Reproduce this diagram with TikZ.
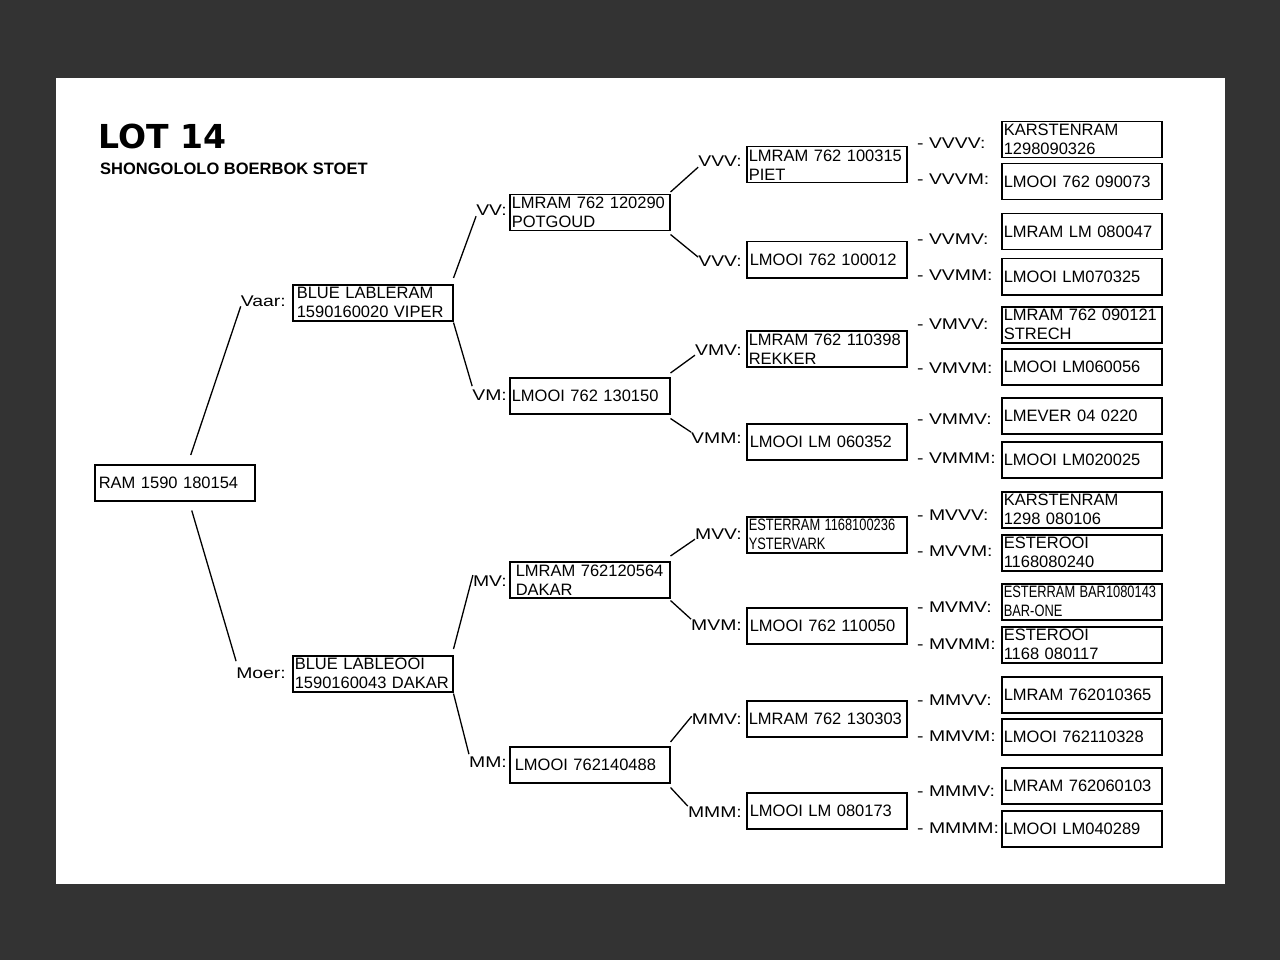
\documentclass[tikz,border=0pt]{standalone}
\usepackage{fontspec}
\usepackage{graphicx}
\setmainfont{Liberation Sans}
\newfontfamily\heavyfont{DejaVu Sans}
\newcommand{\wide}[1]{\scalebox{1.25}[1]{#1}}
\newcommand{\narrow}[1]{\scalebox{0.78}[1]{#1}}
\definecolor{bggray}{RGB}{51,51,51}

\begin{document}
\begin{tikzpicture}[x=1pt,y=-1pt,
  pedbox/.style={draw,line width=1.5pt,anchor=north west,text width=156pt,inner xsep=2pt,inner ysep=1pt,minimum height=36pt,align=left,font=\fontsize{16.5}{19}\selectfont},
  tag/.style={inner sep=0pt,font=\fontsize{15.5}{18}\selectfont},
  link/.style={line width=1.3pt}]
\useasboundingbox (0,0) rectangle (1280,960);
\fill[bggray] (0,0) rectangle (1280,960);
\fill[white] (56,78) rectangle (1225,884);

% heading
\node[anchor=base west,inner sep=0pt,font=\heavyfont\bfseries\fontsize{33}{36}\selectfont] (lot) at (98,149) {LOT 14};
\node[anchor=base west,inner sep=0pt,font=\bfseries\fontsize{16.5}{19}\selectfont] (stud) at (100,175) {SHONGOLOLO BOERBOK STOET};

% animal, parents, grandparents
\node[pedbox,inner xsep=4pt,text width=152pt] (root) at (94,464) {RAM 1590 180154};
\node[pedbox,inner xsep=4pt,text width=152pt] (v) at (292,284) {BLUE LABLERAM\\1590160020 VIPER};
\node[pedbox] (m) at (292,655) {BLUE LABLEOOI\\1590160043 DAKAR};
\node[tag,anchor=base east] (lv) at (286,306) {\wide{Vaar:}};
\node[tag,anchor=base east] (lm) at (286,678) {\wide{Moer:}};
\draw[link] ([xshift=16pt,yshift=9pt]root.north) -- (lv.south west);
\draw[link] ([xshift=17pt,yshift=-9pt]root.south) -- ([yshift=6pt]lm.north west);

\node[pedbox] (vv) at (509,194) {LMRAM 762 120290\\POTGOUD};
\node[pedbox] (vm) at (509,377) {LMOOI 762 130150};
\node[pedbox,inner xsep=6pt,text width=148pt] (mv) at (509,561) {LMRAM 762120564\\DAKAR};
\node[pedbox,inner xsep=5pt,text width=150pt] (mm) at (509,746) {LMOOI 762140488};
\node[tag,anchor=base east] (lvv) at (507,216) {\wide{VV:}};
\node[tag,anchor=base east] (lvm) at (507,400) {\wide{VM:}};
\node[tag,anchor=base east] (lmv) at (507,586) {\wide{MV:}};
\node[tag,anchor=base east] (lmm) at (507,767) {\wide{MM:}};
\draw[link] ([yshift=6pt]v.north east) -- (lvv.south west);
\draw[link] ([yshift=-1pt]v.south east) -- ([yshift=3pt]lvm.north west);
\draw[link] ([yshift=6pt]m.north east) -- (lmv.north west);
\draw[link] ([yshift=-1pt]m.south east) -- ([yshift=2pt]lmm.north west);

% great-grandparents
\node[pedbox] (vvv) at (746,146) {LMRAM 762 100315\\PIET};
\node[pedbox,inner xsep=3pt,text width=154pt] (vvm) at (746,241) {LMOOI 762 100012};
\node[pedbox] (vmv) at (746,330) {LMRAM 762 110398\\REKKER};
\node[pedbox,inner xsep=3pt,text width=154pt] (vmm) at (746,423) {LMOOI LM 060352};
\node[pedbox] (mvv) at (746,516) {\narrow{ESTERRAM 1168100236}\\\narrow{YSTERVARK}};
\node[pedbox,inner xsep=3pt,text width=154pt] (mvm) at (746,607) {LMOOI 762 110050};
\node[pedbox] (mmv) at (746,700) {LMRAM 762 130303};
\node[pedbox,inner xsep=3pt,text width=154pt] (mmm) at (746,792) {LMOOI LM 080173};
\node[tag,anchor=base east] (lvvv) at (742,167) {\wide{VVV:}};
\node[tag,anchor=base east] (lvvm) at (742,266) {\wide{VVV:}};
\node[tag,anchor=base east] (lvmv) at (742,355) {\wide{VMV:}};
\node[tag,anchor=base east] (lvmm) at (742,443) {\wide{VMM:}};
\node[tag,anchor=base east] (lmvv) at (742,539) {\wide{MVV:}};
\node[tag,anchor=base east] (lmvm) at (742,630) {\wide{MVM:}};
\node[tag,anchor=base east] (lmmv) at (742,724) {\wide{MMV:}};
\node[tag,anchor=base east] (lmmm) at (742,817) {\wide{MMM:}};
\draw[link] ([yshift=2pt]vv.north east) -- (lvvv.south west);
\draw[link] ([yshift=-3pt]vv.south east) -- ([yshift=-2pt]lvvm.north west);
\draw[link] ([yshift=4pt]vm.north east) -- (lvmv.south west);
\draw[link] ([yshift=-4pt]vm.south east) -- (lvmm.north west);
\draw[link] ([yshift=5pt]mv.north east) -- (lmvv.south west);
\draw[link] ([yshift=-2pt]mv.south east) -- (lmvm.north west);
\draw[link] ([yshift=4pt]mm.north east) -- ([yshift=8pt]lmmv.south west);
\draw[link] ([yshift=-4pt]mm.south east) -- (lmmm.north west);

% great-great-grandparents
\foreach \nm/\yy/\lbl/\ly/\txt in {
  vvvv/121/VVVV/149/{KARSTENRAM\\1298090326},
  vvvm/163/VVVM/185/{LMOOI 762 090073},
  vvmv/213/VVMV/245/{LMRAM LM 080047},
  vvmm/258/VVMM/280/{LMOOI LM070325},
  vmvv/306/VMVV/329/{LMRAM 762 090121\\STRECH},
  vmvm/348/VMVM/373/{LMOOI LM060056},
  vmmv/397/VMMV/424/{LMEVER 04 0220},
  vmmm/441/VMMM/463/{LMOOI LM020025},
  mvvv/491/MVVV/520/{KARSTENRAM\\1298 080106},
  mvvm/534/MVVM/556/{ESTEROOI\\1168080240},
  mvmv/583/MVMV/612/{\narrow{ESTERRAM BAR1080143}\\\narrow{BAR-ONE}},
  mvmm/626/MVMM/649/{ESTEROOI\\1168 080117},
  mmvv/676/MMVV/705/{LMRAM 762010365},
  mmvm/718/MMVM/741/{LMOOI 762110328},
  mmmv/767/MMMV/796/{LMRAM 762060103},
  mmmm/810/MMMM/833/{LMOOI LM040289}}{
  \node[pedbox] (\nm) at (1001,\yy) {\txt};
  \node[tag,anchor=base west] (l\nm) at (917,\ly) {\wide{- \lbl:}};
}
\end{tikzpicture}
\end{document}
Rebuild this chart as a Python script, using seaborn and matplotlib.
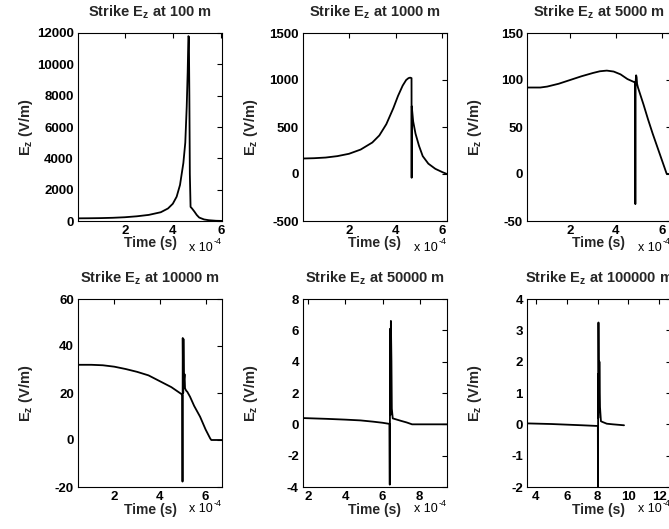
import matplotlib
matplotlib.use("Agg")
import matplotlib.pyplot as plt
import seaborn as sns
import pandas as pd

# ---------------- data (time in units of 1e-4 s, E_z in V/m) ----------------
distances = ["100", "1000", "5000", "10000", "50000", "100000"]

t_100 = [0.05, 0.5, 1.0, 1.5, 2.0, 2.5, 3.0, 3.5, 3.8, 4.0, 4.16, 4.3, 4.44, 4.52, 4.58,
         4.62, 4.65, 4.67, 4.69, 4.71, 4.74, 4.8, 4.9, 5.0, 5.1, 5.3, 5.5, 5.8, 6.05]
e_100 = [170, 175, 185, 205, 240, 300, 390, 560, 800, 1100, 1550, 2300, 3700, 5000, 7300,
         9500, 11800, 11750, 8000, 3000, 900, 800, 600, 380, 220, 100, 50, 15, 5]

t_1000 = [0.05, 0.5, 1.0, 1.5, 2.0, 2.5, 3.0, 3.3, 3.6, 3.9, 4.1, 4.3, 4.45, 4.55, 4.62,
          4.68, 4.685, 4.69, 4.75, 4.85, 5.0, 5.16, 5.4, 5.7, 6.0, 6.2]
e_1000 = [165, 168, 175, 190, 215, 260, 335, 410, 530, 700, 830, 940, 1000, 1020, 1025,
          1020, -40, 720, 560, 430, 300, 190, 110, 55, 20, 0]

t_5000 = [0.12, 0.7, 1.0, 1.5, 2.0, 2.5, 3.0, 3.3, 3.6, 3.9, 4.2, 4.5, 4.82, 4.84, 4.845,
          4.85, 4.88, 4.9, 4.92, 4.96, 5.0, 5.2, 5.4, 5.6, 5.8, 6.0, 6.2, 6.22, 6.4]
e_5000 = [92, 92, 93, 96, 100, 104, 107.5, 109.3, 110, 109, 106, 101, 97.5, 96, -32,
          96, 105, 103, 96, 92, 89, 74, 58, 43, 29, 15, 1, 0, 0]

t_10000 = [0.41, 1.0, 1.5, 2.0, 2.5, 3.0, 3.5, 4.0, 4.5, 4.95, 4.98, 4.99, 5.0, 5.02,
           5.03, 5.05, 5.08, 5.1, 5.15, 5.2, 5.32, 5.5, 5.76, 6.0, 6.2, 6.25, 6.75]
e_10000 = [32, 32, 31.8, 31.2, 30.2, 29, 27.5, 25, 22.5, 19.5, 19.3, -17.7, 43.4, 20,
           43, 25, 28, 22, 21, 20.5, 18.4, 14.5, 9.9, 4.5, 0.7, 0, 0]

t_50000 = [1.72, 3.0, 4.0, 4.82, 5.5, 6.0, 6.37, 6.39, 6.41, 6.43, 6.45, 6.48, 6.5,
           6.55, 7.0, 7.3, 7.59, 8.5, 9.47]
e_50000 = [0.4, 0.35, 0.3, 0.25, 0.17, 0.1, 0.03, -3.85, 6.1, 0.6, 6.6, 4.0, 1.0,
           0.38, 0.22, 0.12, 0.0, 0.0, 0.0]

t_100000 = [3.42, 5.0, 6.0, 7.0, 7.9, 8.02, 8.03, 8.04, 8.05, 8.06, 8.09, 8.12, 8.16,
            8.22, 8.3, 8.6, 9.0, 9.72]
e_100000 = [0.03, 0.01, -0.01, -0.03, -0.05, -0.05, -2.3, 1.6, 0.2, 3.25, 0.4, 2.0, 0.55,
            0.1, 0.08, 0.02, 0.0, -0.03]

series = [(t_100, e_100), (t_1000, e_1000), (t_5000, e_5000),
          (t_10000, e_10000), (t_50000, e_50000), (t_100000, e_100000)]

xlims = [(0.05, 6.05), (0.03, 6.2), (0.12, 6.4), (0.41, 6.72), (1.72, 9.47), (3.42, 12.77)]
ylims = [(0, 12000), (-500, 1500), (-50, 150), (-20, 60), (-4, 8), (-2, 4)]
xticks = [[2, 4, 6], [2, 4, 6], [2, 4, 6], [2, 4, 6], [2, 4, 6, 8], [4, 6, 8, 10, 12]]
yticks = [list(range(0, 12001, 2000)), list(range(-500, 1501, 500)),
          list(range(-50, 151, 50)), list(range(-20, 61, 20)),
          list(range(-4, 9, 2)), list(range(-2, 5, 1))]

# ---------------- style ----------------
sns.set_style("white")
plt.rcParams["font.family"] = ["Liberation Sans", "DejaVu Sans"]
plt.rcParams["mathtext.fontset"] = "custom"
plt.rcParams["mathtext.rm"] = "Liberation Sans:bold"
plt.rcParams["mathtext.it"] = "Liberation Sans:bold"
plt.rcParams["mathtext.bf"] = "Liberation Sans:bold"

W, H = 669, 529
fig = plt.figure(figsize=(W / 100, H / 100), dpi=100)
fig.patch.set_facecolor("white")

lefts = [78, 303, 527]
tops = [33, 299]
aw, ah = 144, 188
FS = 9.5

for i, (d, (t, e)) in enumerate(zip(distances, series)):
    r, c = divmod(i, 3)
    l, tp = lefts[c], tops[r]
    ax = fig.add_axes([l / W, 1 - (tp + ah) / H, aw / W, ah / H])
    df = pd.DataFrame({"t": t, "E": e})
    sns.lineplot(data=df, x="t", y="E", ax=ax, color="black", lw=1.3,
                 estimator=None, sort=False, legend=False)
    ax.set_xlim(*xlims[i])
    ax.set_ylim(*ylims[i])
    ax.set_xticks(xticks[i])
    ax.set_yticks(yticks[i])
    ax.set_xticklabels([str(v) for v in xticks[i]])
    ax.set_yticklabels([str(v) for v in yticks[i]])
    ax.tick_params(direction="in", top=True, right=True, length=3.5, width=0.8,
                   labelsize=FS, pad=3.0, colors="black")
    for lab in ax.get_xticklabels() + ax.get_yticklabels():
        lab.set_fontweight("bold")
    for s in ax.spines.values():
        s.set_visible(True)
        s.set_color("black")
        s.set_linewidth(0.8)
    ax.set_title("Strike E$_{z}$ at " + d + " m", fontsize=10.5,
                 fontweight="bold", pad=12)
    ax.set_xlabel("Time (s)", fontsize=10, fontweight="bold")
    ax.set_ylabel("E$_{z}$ (V/m)", fontsize=10.5, fontweight="bold")
    ax.xaxis.set_label_coords(0.5, -0.08 if r == 0 else -0.085)
    ax.yaxis.set_label_coords(-0.30, 0.5)
    # MATLAB-style exponent label
    yb = tp + ah
    dy = 27 if r == 0 else 22
    fig.text((l + 111) / W, 1 - (yb + dy) / H, "x 10", fontsize=9,
             ha="left", va="center", color="black")
    fig.text((l + 136) / W, 1 - (yb + dy - 6) / H, "-4", fontsize=6.5,
             ha="left", va="center", color="black")

fig.savefig("out.png", dpi=100, facecolor="white")
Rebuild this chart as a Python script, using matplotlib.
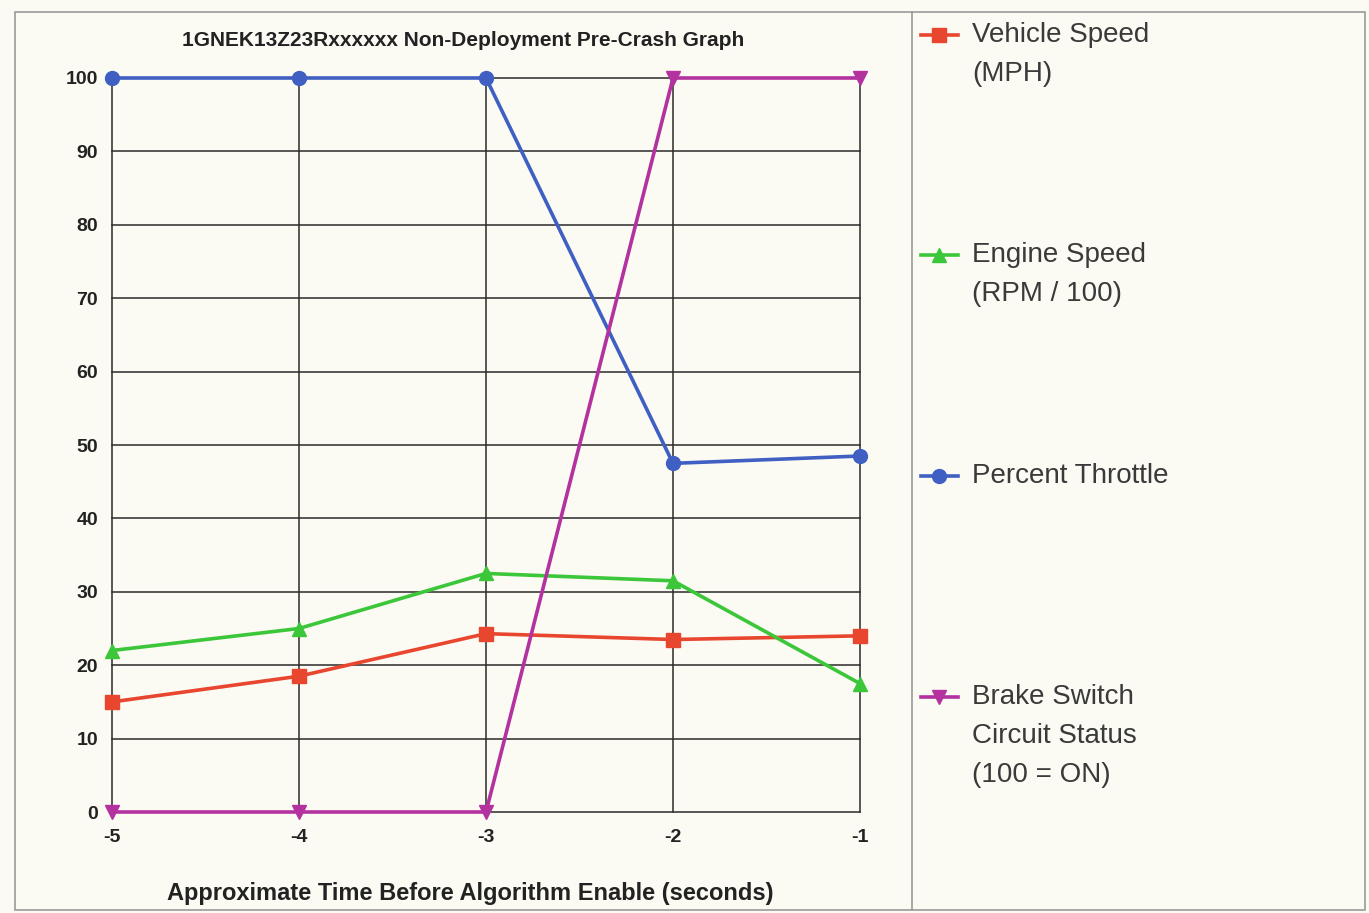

──────────

• [WORK REQUIRED]: Pull out each line containing the word "this" and copy it.

• [REPLY]:
Reproduce this diagram with TikZ.
Rebuild this chart as a Python script, using seaborn and matplotlib.
Rebuild this chart as a Python script, using matplotlib.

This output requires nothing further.